A railroad employee who hurt his back when he fell at a Taylor, Pennsylvania (PA) rail yard in 2010 won more than $280,000 in federal court.
Jeff McAndrew, 44, from Clifford, PA filed a lawsuit against Delaware and Hudson Railway in 2011. He alleged that the railroad company did not properly clear a railroad crossing of snow and ice. The fall left him with major back problems.
Lawsuit court filings stated that McAndrew, a conductor, fell on Feb. 21, 2010, a few minutes after he walked to the crossing to flip a switch. The suit sought damages under the Federal Employer’s Liability Act (FELA). This law allows railroad workers to sue for injuries on the job if they can prove that the railroad knew of a danger and did not take steps to mitigate it.
Attorneys for the rail company disputed the claims of the plaintiff, stating that no other person witnessed the fall. They also said that McAndrew was at least partially responsible for his injuries, as he knew it was snowing and he had a responsibility to be careful.
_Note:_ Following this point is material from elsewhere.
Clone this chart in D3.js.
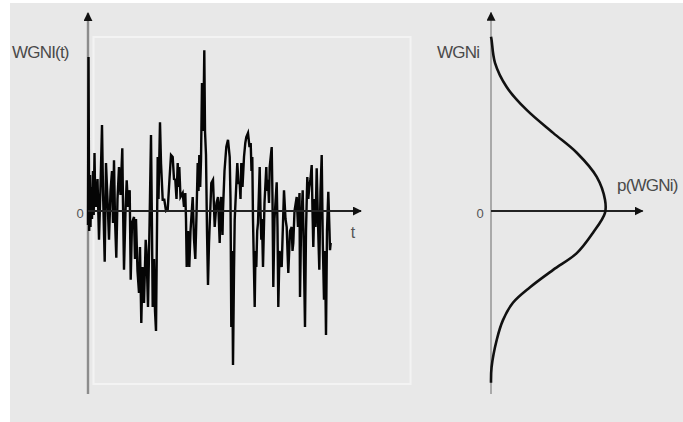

Jurors listened to testimony for four days before they found that the plaintiff was 55% responsible for his injuries, and the railroad was 45% responsible. The panel awarded McAndrew $627,000 for pain and suffering, as well as past and future loss of earnings.
However, the judge on the case – US District Judge Robert Mariani – cut the award to $282,000 based upon the requirements of the Federal Employers Liability Act. It states that any monetary award must be reduced to reflect the responsibility of the employee for his or her injuries.